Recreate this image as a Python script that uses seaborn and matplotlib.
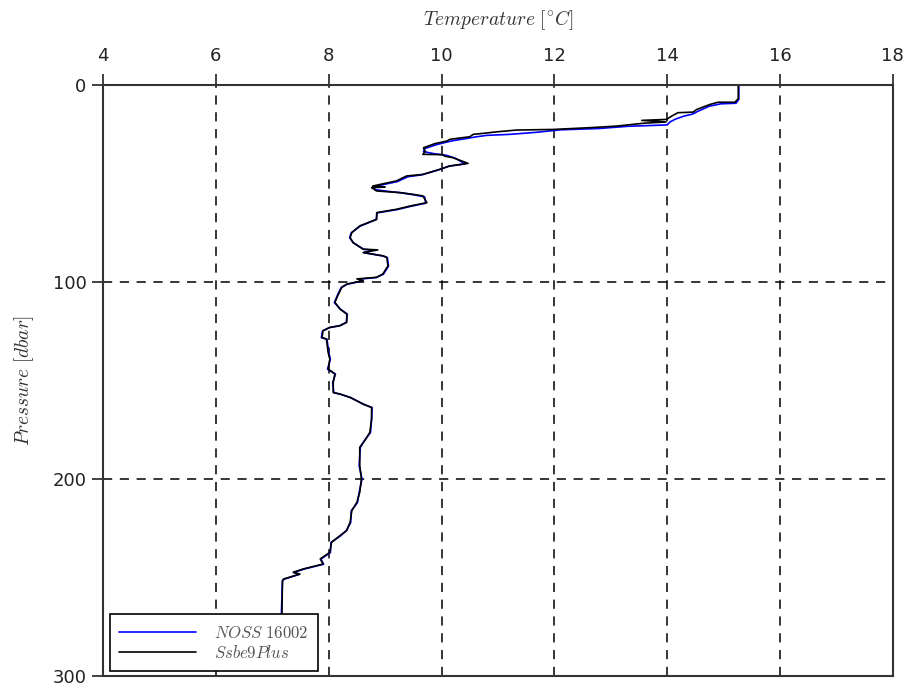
import matplotlib
matplotlib.use("Agg")
import matplotlib.pyplot as plt
import pandas as pd
import seaborn as sns

# CTD cast: temperature profiles from two sensors
instruments = [r"$NOSS\ 16002$", r"$Ssbe9Plus$"]

noss_pressure = [0.5, 7.5, 9.5, 9.8, 11.0, 13.5, 15.0, 16.0, 17.5, 19.0, 20.5, 21.2,
                 22.3, 23.0, 24.2, 25.3, 25.8, 26.6, 27.6, 28.5, 29.5, 30.6, 32.5, 34.0,
                 35.0, 36.0, 37.5, 40.2, 41.5, 43.3, 45.8, 46.8, 49.2, 51.8, 53.3, 54.2,
                 55.0, 56.0, 57.0, 60.2, 61.8, 63.4, 65.1, 68.5, 71.8, 75.2, 77.7, 80.3,
                 83.6, 84.0, 85.3, 87.0, 87.8, 92.1, 96.2, 97.9, 98.7, 99.6, 101.3, 103.0,
                 107.2, 110.6, 114.0, 116.5, 120.7, 122.4, 123.3, 125.0, 128.4, 129.2,
                 136.0, 139.3, 144.4, 146.9, 151.2, 156.3, 157.1, 158.8, 162.2, 163.9,
                 169.7, 176.5, 180.7, 184.1, 193.4, 200.1, 206.9, 212.0, 216.2, 222.1,
                 226.3, 228.9, 232.3, 237.4, 240.7, 243.3, 245.8, 247.5, 248.4, 250.9,
                 251.8, 269.6, 292.0]
noss_temp = [15.27, 15.27, 15.22, 14.95, 14.75, 14.55, 14.45, 14.30, 14.15, 14.05, 14.00, 13.30,
             12.80, 12.10, 11.70, 11.20, 10.80, 10.60, 10.40, 10.20, 10.05, 9.90, 9.70, 9.68,
             9.85, 10.10, 10.25, 10.42, 10.12, 9.95, 9.65, 9.40, 9.22, 8.80, 8.82, 9.05,
             9.30, 9.52, 9.70, 9.72, 9.45, 9.22, 8.86, 8.84, 8.56, 8.40, 8.37, 8.44,
             8.62, 8.80, 8.62, 8.97, 9.04, 9.06, 8.97, 8.84, 8.55, 8.60, 8.33, 8.22,
             8.15, 8.10, 8.21, 8.33, 8.31, 8.19, 8.01, 7.89, 7.87, 7.97,
             8.00, 8.03, 7.98, 8.12, 8.07, 8.09, 8.21, 8.39, 8.62, 8.77,
             8.76, 8.74, 8.63, 8.56, 8.54, 8.59, 8.54, 8.51, 8.40, 8.39,
             8.31, 8.21, 8.04, 8.03, 7.86, 7.91, 7.56, 7.38, 7.48, 7.21,
             7.18, 7.16, 7.16]

sbe_pressure = [0.5, 7.2, 9.0, 9.0, 10.1, 12.7, 14.0, 14.3, 16.0, 17.7, 18.2, 19.0,
                19.6, 21.1, 21.9, 22.8, 23.1, 24.0, 24.8, 25.3, 26.5, 27.8, 28.7, 30.0,
                32.1, 33.8, 35.4, 35.6, 36.3, 37.1, 40.0, 41.3, 43.0, 45.6, 46.4, 48.9,
                51.5, 52.0, 52.3, 54.0, 54.8, 55.7, 56.5, 59.9, 61.6, 63.3, 65.0, 68.4,
                71.7, 75.1, 77.6, 80.2, 83.5, 83.9, 85.2, 86.9, 87.7, 92.0, 96.1, 97.8,
                98.6, 99.5, 101.2, 102.9, 107.1, 110.5, 113.9, 116.4, 120.6, 122.3, 123.2,
                124.9, 128.3, 129.1, 135.9, 139.2, 144.3, 146.8, 151.1, 156.2, 157.0,
                158.7, 162.1, 163.8, 169.6, 176.4, 180.6, 184.0, 193.3, 200.0, 206.8,
                211.9, 216.1, 222.0, 226.2, 228.8, 232.2, 237.3, 240.6, 243.2, 245.7,
                247.4, 248.3, 250.8, 251.7, 269.5, 292.0]
sbe_temp = [15.26, 15.26, 15.20, 14.90, 14.76, 14.52, 14.46, 14.19, 14.08, 13.99, 13.55, 13.98,
            13.60, 13.10, 12.63, 11.97, 11.33, 10.98, 10.73, 10.56, 10.50, 10.15, 10.09, 9.88,
            9.68, 9.71, 9.67, 10.03, 10.05, 10.20, 10.47, 10.15, 9.97, 9.67, 9.38, 9.20,
            8.78, 9.00, 8.76, 8.85, 9.26, 9.49, 9.67, 9.74, 9.45, 9.20, 8.85, 8.85,
            8.55, 8.41, 8.38, 8.43, 8.61, 8.87, 8.61, 8.96, 9.03, 9.05, 8.96, 8.85,
            8.50, 8.61, 8.32, 8.23, 8.16, 8.11, 8.20, 8.32, 8.32, 8.20, 8.02,
            7.90, 7.88, 7.96, 7.99, 8.02, 7.99, 8.11, 8.08, 8.08, 8.20,
            8.38, 8.61, 8.76, 8.76, 8.73, 8.64, 8.55, 8.55, 8.58, 8.55,
            8.50, 8.41, 8.38, 8.32, 8.20, 8.05, 8.02, 7.85, 7.90, 7.55,
            7.37, 7.49, 7.20, 7.18, 7.17, 7.17]

x_ticks = [4, 6, 8, 10, 12, 14, 16, 18]
y_ticks = [0, 100, 200, 300]

profiles = pd.concat([
    pd.DataFrame({"temperature": noss_temp, "pressure": noss_pressure,
                  "instrument": instruments[0]}),
    pd.DataFrame({"temperature": sbe_temp, "pressure": sbe_pressure,
                  "instrument": instruments[1]}),
], ignore_index=True)

sns.set_theme(style="white")
plt.rcParams["font.family"] = ["DejaVu Sans"]
plt.rcParams["mathtext.fontset"] = "cm"

fig = plt.figure(figsize=(9.12, 6.91), dpi=100)
ax = fig.add_axes([0.113, 0.0217, 0.866, 0.856])

sns.lineplot(data=profiles, x="temperature", y="pressure", hue="instrument",
             palette=["#0000ff", "#000000"], sort=False, estimator=None,
             linewidth=1.2, ax=ax)

ax.set_xlim(4, 18)
ax.set_ylim(300, 0)
ax.set_xticks(x_ticks)
ax.set_yticks(y_ticks)
ax.xaxis.tick_top()
ax.xaxis.set_label_position("top")

ax.grid(True, color="black", linestyle=(0, (6, 5)), linewidth=1.1)
for s in ax.spines.values():
    s.set_color("#333333")
    s.set_linewidth(1.5)

ax.tick_params(axis="x", which="both", top=True, bottom=False, direction="out",
               length=8, width=1.3, color="#333333", labelsize=13, pad=6,
               labelcolor="#222222")
ax.tick_params(axis="y", which="both", left=True, right=False, direction="out",
               length=8, width=1.3, color="#333333", labelsize=13, pad=4,
               labelcolor="#222222")

ax.set_xlabel(r"$Temperature\ [^{\circ}C]$", fontsize=14, labelpad=16, color="#333333")
ax.set_ylabel(r"$Pressure\ [dbar]$", fontsize=14, labelpad=12, color="#333333")

leg = ax.legend(loc="lower left", bbox_to_anchor=(0.009, 0.008), fancybox=False,
                edgecolor="black", framealpha=1, fontsize=12, handlelength=4.6,
                handletextpad=1.1, borderpad=0.55, labelspacing=0.15,
                borderaxespad=0.0, title=None)
leg.get_frame().set_linewidth(1.2)
for t in leg.get_texts():
    t.set_color("#555555")

fig.savefig("out.png", dpi=100)
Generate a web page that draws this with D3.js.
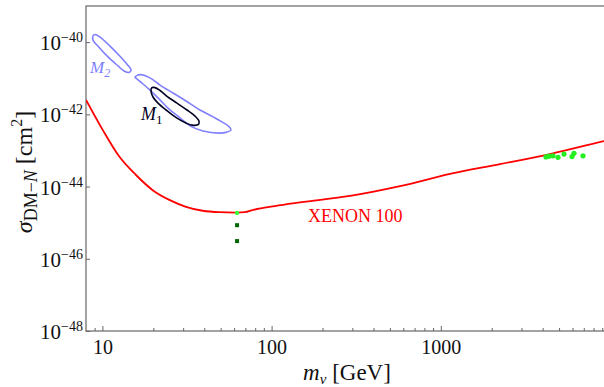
<!DOCTYPE html>
<html>
<head>
<meta charset="utf-8">
<script src="https://cdn.jsdelivr.net/npm/d3@7"></script>
<style>
  body { margin: 0; background: #fff; }
  svg text { font-family: "Liberation Serif", "Times New Roman", serif; }
</style>
</head>
<body>
<div id="chart"></div>
<script>
// masses in GeV, cross sections as log10(sigma / cm^2)
const xenonMass = [8, 10.04, 12.58, 15.8, 19.83, 24.86, 31.19, 39.15, 49.09, 61.6, 69.7, 77.3, 104.7, 147.2, 290.7, 574, 1134, 2238, 4421, 9216, 10000];
const xenonLogSigma = [-41.60, -42.43, -43.17, -43.68, -44.10, -44.37, -44.56, -44.67, -44.71, -44.72, -44.71, -44.65, -44.54, -44.44, -44.26, -43.99, -43.65, -43.38, -43.10, -42.74, -42.70];

const m2Mass = [9.04, 9.68, 11.09, 12.70, 13.98, 14.76, 14.36, 13.42, 12.37, 10.79, 9.54, 8.80, 8.80];
const m2LogSigma = [-39.79, -39.86, -40.11, -40.39, -40.61, -40.77, -40.84, -40.80, -40.66, -40.41, -40.14, -39.94, -39.83];

const m1OuterMass = [15.59, 16.68, 19.11, 21.90, 26.14, 31.19, 37.74, 45.05, 50.93, 56.0, 57.55, 53.77, 48.87, 39.31, 32.95, 28.75, 24.42, 21.90, 19.11, 17.38, 16.01];
const m1OuterLogSigma = [-40.97, -40.90, -40.99, -41.19, -41.41, -41.63, -41.88, -42.07, -42.21, -42.34, -42.43, -42.50, -42.52, -42.46, -42.32, -42.10, -41.83, -41.60, -41.33, -41.16, -41.02];

const m1InnerMass = [19.51, 20.46, 21.90, 24.09, 27.61, 31.62, 35.27, 37.23, 36.98, 33.9, 31.19, 27.3, 23.8, 21.31, 19.91, 19.38];
const m1InnerLogSigma = [-41.27, -41.26, -41.34, -41.50, -41.69, -41.88, -42.05, -42.19, -42.28, -42.30, -42.24, -42.09, -41.88, -41.69, -41.52, -41.35];

// scan points
const higgsPointMass = [62.5];
const higgsPointLogSigma = [-44.73];
const darkPointMass = [62.5, 62.5];
const darkPointLogSigma = [-45.07, -45.51];
const heavyPointMass = [4186, 4360, 4603, 4929, 5347, 5963, 6127, 6926];
const heavyPointLogSigma = [-43.18, -43.16, -43.15, -43.19, -43.10, -43.17, -43.08, -43.15];

const xMajor = [10, 100, 1000];
const yMajor = [-48, -46, -44, -42, -40];

const width = 604, height = 387;
const margin = { left: 86, top: 6, right: 610, bottom: 331 };

let x = d3.scaleLog().domain([8, 10000]).range([margin.left, margin.right]);
let y = d3.scaleLog().domain([1e-48, 1e-39]).range([margin.bottom, margin.top]);

let svg = d3.select('#chart').append('svg')
    .attr('width', width)
    .attr('height', height);

svg.append('defs').append('clipPath')
    .attr('id', 'plot-clip')
    .append('rect')
    .attr('x', margin.left)
    .attr('y', margin.top)
    .attr('width', margin.right - margin.left)
    .attr('height', margin.bottom - margin.top);

const zip = (ms, ls) => ms.map((m, i) => [m, ls[i]]);

// x ticks
let xMinor = [9];
[10, 100, 1000].forEach(d => { for (let k = 2; k <= 9; k++) xMinor.push(d * k); });

let xAxisMinor = d3.axisBottom(x).tickValues(xMinor).tickSize(-3).tickFormat('');
let xAxisMajor = d3.axisBottom(x).tickValues(xMajor).tickSize(-5).tickPadding(9).tickFormat(d3.format('d'));

svg.append('g')
    .attr('transform', `translate(0,${margin.bottom})`)
    .call(xAxisMinor)
    .call(g => g.select('.domain').remove());

let gx = svg.append('g')
    .attr('transform', `translate(0,${margin.bottom})`)
    .call(xAxisMajor)
    .call(g => g.select('.domain').remove());
gx.selectAll('text')
    .attr('font-size', 20)
    .attr('fill', '#111')
    .style('font-family', '"Liberation Serif", serif');

svg.selectAll('.tick line').attr('stroke', '#666').attr('stroke-width', 1);

// y ticks
let yAxis = d3.axisLeft(y).tickValues(yMajor.map(e => Math.pow(10, e))).tickSize(-4).tickFormat('');
svg.append('g')
    .attr('transform', `translate(${margin.left},0)`)
    .call(yAxis)
    .call(g => g.select('.domain').remove())
    .selectAll('.tick line').attr('stroke', '#666');

let yLabels = svg.append('g').selectAll('text')
    .data(yMajor)
    .enter()
    .append('text')
    .attr('x', 83)
    .attr('y', d => y(Math.pow(10, d)) + 8)
    .attr('text-anchor', 'end')
    .attr('font-size', 21)
    .attr('fill', '#111');
yLabels.append('tspan').text('10');
yLabels.append('tspan')
    .attr('font-size', 14)
    .attr('dy', -8)
    .text(d => `\u2212${Math.abs(d)}`);

// frame
svg.append('rect')
    .attr('x', margin.left)
    .attr('y', margin.top)
    .attr('width', margin.right - margin.left)
    .attr('height', margin.bottom - margin.top)
    .attr('fill', 'none')
    .attr('stroke', '#666')
    .attr('stroke-width', 1.2);

let plot = svg.append('g').attr('clip-path', 'url(#plot-clip)');

let pathGen = d3.line()
    .x(d => x(d[0]))
    .y(d => y(Math.pow(10, d[1])));

let closedGen = d3.line()
    .x(d => x(d[0]))
    .y(d => y(Math.pow(10, d[1])))
    .curve(d3.curveCatmullRomClosed);

plot.append('path')
    .datum(zip(xenonMass, xenonLogSigma))
    .attr('d', pathGen.curve(d3.curveMonotoneX))
    .attr('fill', 'none')
    .attr('stroke', '#ff0000')
    .attr('stroke-width', 1.8);

plot.append('path')
    .datum(zip(m2Mass, m2LogSigma))
    .attr('d', closedGen)
    .attr('fill', 'none')
    .attr('stroke', '#8080ff')
    .attr('stroke-width', 1.6);

plot.append('path')
    .datum(zip(m1OuterMass, m1OuterLogSigma))
    .attr('d', closedGen)
    .attr('fill', 'none')
    .attr('stroke', '#8080ff')
    .attr('stroke-width', 1.6);

plot.append('path')
    .datum(zip(m1InnerMass, m1InnerLogSigma))
    .attr('d', closedGen)
    .attr('fill', 'none')
    .attr('stroke', '#000022')
    .attr('stroke-width', 1.6);

plot.selectAll('.heavy-point')
    .data(zip(heavyPointMass, heavyPointLogSigma))
    .enter()
    .append('circle')
    .attr('cx', d => x(d[0]))
    .attr('cy', d => y(Math.pow(10, d[1])))
    .attr('r', 2.6)
    .attr('fill', '#22ee22');

plot.selectAll('.dark-point')
    .data(zip(darkPointMass, darkPointLogSigma))
    .enter()
    .append('rect')
    .attr('x', d => x(d[0]) - 2)
    .attr('y', d => y(Math.pow(10, d[1])) - 2)
    .attr('width', 4)
    .attr('height', 4)
    .attr('fill', '#006600');

plot.selectAll('.higgs-point')
    .data(zip(higgsPointMass, higgsPointLogSigma))
    .enter()
    .append('circle')
    .attr('cx', d => x(d[0]))
    .attr('cy', d => y(Math.pow(10, d[1])))
    .attr('r', 2.2)
    .attr('fill', '#33ff33');

// labels
let m2Label = svg.append('text')
    .attr('x', 90)
    .attr('y', 73)
    .attr('font-size', 17)
    .attr('font-style', 'italic')
    .attr('fill', '#8080ff');
m2Label.append('tspan').text('M');
m2Label.append('tspan').attr('font-size', 12).attr('dy', 4).text('2');

let m1Label = svg.append('text')
    .attr('x', 141)
    .attr('y', 120)
    .attr('font-size', 18)
    .attr('font-style', 'italic')
    .attr('fill', '#000022');
m1Label.append('tspan').text('M');
m1Label.append('tspan').attr('font-size', 13).attr('font-style', 'normal').attr('dy', 4).text('1');

svg.append('text')
    .attr('x', 308)
    .attr('y', 222)
    .attr('font-size', 18)
    .attr('fill', '#ff0000')
    .text('XENON 100');

// axis titles
let xTitle = svg.append('text')
    .attr('x', 347)
    .attr('y', 380)
    .attr('text-anchor', 'middle')
    .attr('font-size', 23)
    .attr('fill', '#111');
xTitle.append('tspan').attr('font-style', 'italic').text('m');
xTitle.append('tspan').attr('font-style', 'italic').attr('font-size', 15).attr('dy', 4).text('\u03BD');
xTitle.append('tspan').attr('dy', -4).text(' [GeV]');

let yTitle = svg.append('text')
    .attr('transform', 'translate(32,172) rotate(-90)')
    .attr('text-anchor', 'middle')
    .attr('font-size', 24)
    .attr('fill', '#111');
yTitle.append('tspan').attr('font-style', 'italic').text('\u03C3');
yTitle.append('tspan').attr('font-size', 18).attr('dy', 5).text('DM\u2212');
yTitle.append('tspan').attr('font-size', 18).attr('font-style', 'italic').text('N');
yTitle.append('tspan').attr('dy', -5).text(' [cm');
yTitle.append('tspan').attr('font-size', 16).attr('dy', -10).text('2');
yTitle.append('tspan').attr('dy', 10).text(']');
</script>
</body>
</html>
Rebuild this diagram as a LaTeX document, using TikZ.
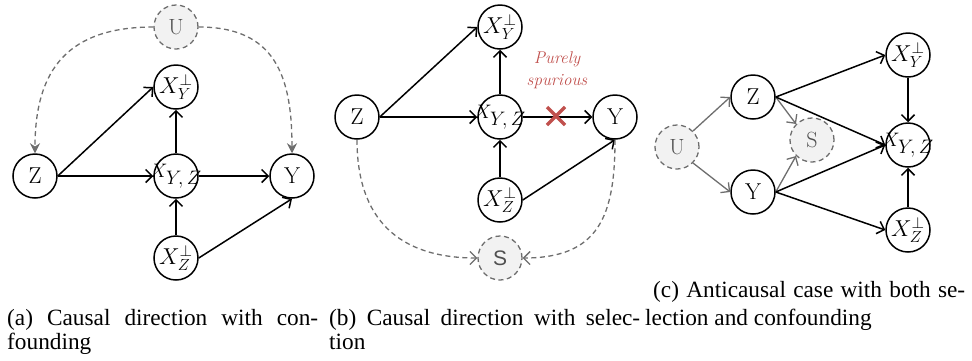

********

Instructions to follow> Only the lines from the one containing "Generate a web" down to the one containing "-40.14, -39.94, -39.83];" should be copied, exactly and with both ends kept. Drop the pictures.

Result>
Generate a web page that draws this with D3.js.
<!DOCTYPE html>
<html>
<head>
<meta charset="utf-8">
<script src="https://cdn.jsdelivr.net/npm/d3@7"></script>
<style>
  body { margin: 0; background: #fff; }
  svg text { font-family: "Liberation Serif", "Times New Roman", serif; }
</style>
</head>
<body>
<div id="chart"></div>
<script>
// masses in GeV, cross sections as log10(sigma / cm^2)
const xenonMass = [8, 10.04, 12.58, 15.8, 19.83, 24.86, 31.19, 39.15, 49.09, 61.6, 69.7, 77.3, 104.7, 147.2, 290.7, 574, 1134, 2238, 4421, 9216, 10000];
const xenonLogSigma = [-41.60, -42.43, -43.17, -43.68, -44.10, -44.37, -44.56, -44.67, -44.71, -44.72, -44.71, -44.65, -44.54, -44.44, -44.26, -43.99, -43.65, -43.38, -43.10, -42.74, -42.70];

const m2Mass = [9.04, 9.68, 11.09, 12.70, 13.98, 14.76, 14.36, 13.42, 12.37, 10.79, 9.54, 8.80, 8.80];
const m2LogSigma = [-39.79, -39.86, -40.11, -40.39, -40.61, -40.77, -40.84, -40.80, -40.66, -40.41, -40.14, -39.94, -39.83];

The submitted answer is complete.